The development of unified frameworks that can handle various aspects of 3D modeling, such as geometry, texture, and animation, is a prominent trend. These frameworks aim to provide a single, comprehensive solution for creating and editing 3D models, reducing the complexity and time required for multi-step processes. For instance, methods like Gaussian Déjà-vu and DreamWaltz-G introduce efficient ways to create controllable 3D Gaussian head-avatars and expressive 3D Gaussian avatars, respectively, by leveraging generalized models and skeleton-guided 2D diffusion.

2. Enhanced Realism and Interactivity

There is a strong focus on enhancing the realism and interactivity of 3D models. Techniques such as TalkinNeRF and FastTalker demonstrate advancements in generating dynamic neural radiance fields for full-body talking humans and simultaneously producing high-quality speech and 3D human gestures. These methods not only improve the visual quality but also ensure temporal consistency and natural interactions, crucial for applications in virtual reality and augmented reality.
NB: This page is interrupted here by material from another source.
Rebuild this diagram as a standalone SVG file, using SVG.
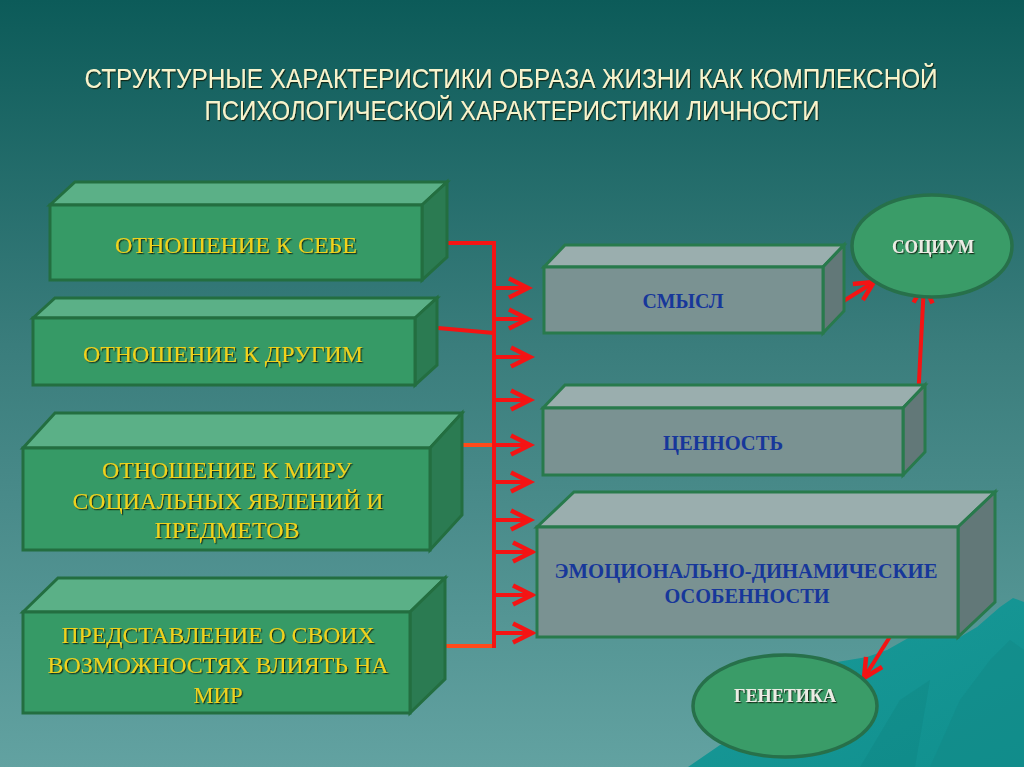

3. Multi-Modal and Multi-Task Learning

The integration of multi-modal data (e.g., text, images, video) and multi-task learning is becoming increasingly common. Models like Unimotion and MIMO showcase the ability to handle diverse inputs and tasks within a single framework. Unimotion, for example, unifies 3D human motion synthesis and understanding, allowing for flexible motion control and frame-level motion understanding. MIMO extends this capability to character video synthesis, enabling the generation of videos with controllable attributes and advanced scalability.

4. Physics-Based and Real-Time Animation

Advances in physics-based animation and real-time rendering are enabling more natural and responsive character behaviors. MaskedMimic introduces a unified physics-based character control approach through masked motion inpainting, allowing for versatile control modalities and seamless transitions between tasks. Similarly, FreeAvatar and Portrait Video Editing Empowered by Multimodal Generative Priors focus on robust facial animation transfer and portrait video editing, respectively, with an emphasis on real-time performance and perceptual consistency.

5. Generalization and Personalization

The ability to generalize across different subjects and personalize 3D models is a growing area of interest. Gen3D-Face and Towards Unified 3D Hair Reconstruction from Single-View Portraits highlight methods for generating 3D human faces and hair from single images, demonstrating strong generalization capabilities and the ability to handle diverse hairstyles. These approaches are crucial for creating personalized avatars and models that can be adapted to various contexts and users.

Noteworthy Papers

Gaussian Déjà-vu: Introduces a framework for creating controllable 3D Gaussian head-avatars with enhanced generalization and personalization abilities, significantly reducing training time.
Unimotion: Unifies 3D human motion synthesis and understanding, enabling flexible motion control and frame-level motion understanding, with state-of-the-art results on the HumanML3D dataset.
TalkinNeRF: Proposes a dynamic neural radiance field for full-body talking humans, capturing complex interactions and enabling robust animation under unseen poses.
MaskedMimic: Presents a novel approach to physics-based character control through masked motion inpainting, creating versatile virtual characters that adapt to complex scenes.
Gen3D-Face: Achieves superior performance in generating photorealistic 3D human face avatars from single images, demonstrating strong generalization across domains.

These developments highlight the rapid progress in generative AI and 3D modeling, pushing the field towards more realistic, controllable, and interactive digital content creation.